The impact on the market will be a further tightening of the competitive landscape in the cloud sector. Oracle is effectively signaling that it will prioritize GPU and CPU capacity over human-capital-intensive business lines. For the firm, the risk lies in whether these cuts will degrade the customer experience for its legacy database clients. However, the sheer scale of the AI demand suggests that Oracle views these traditional segments as secondary to the goal of becoming the primary engine for generative AI workloads.
Enterprise Action
Enterprises currently relying on Oracle for mission-critical database and ERP services should evaluate the potential impact of these cuts on their specific support and account management teams. While the AI infrastructure growth is impressive, the reduction in force could lead to slower response times or a shift in the quality of service for non-AI products.

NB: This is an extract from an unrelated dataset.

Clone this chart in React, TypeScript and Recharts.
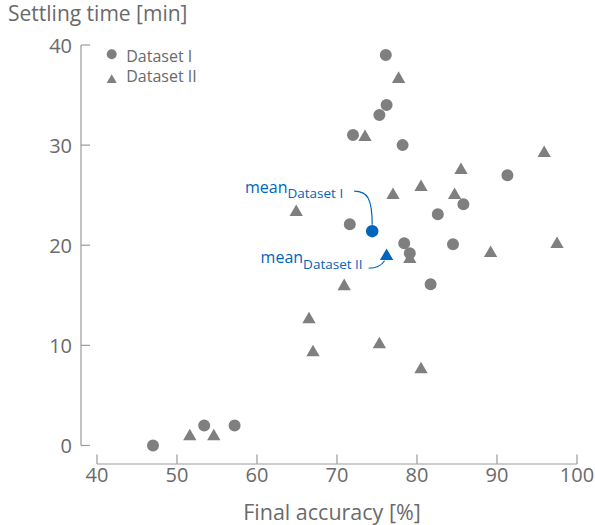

It is important to understand how your existing technology stack might be deprioritized in favor of newer AI-centric initiatives within the Oracle ecosystem.
Bottom Line
Oracle is aggressively trading its legacy workforce for AI dominance, a move necessitated by its massive debt-funded infrastructure investments. While the long-term potential of its AI backlog is significant, the immediate reality for the enterprise is a vendor in the midst of a volatile structural shift. Organizations should remain vigilant and ensure that their service-level agreements remain intact as Oracle prioritizes data centers over personnel.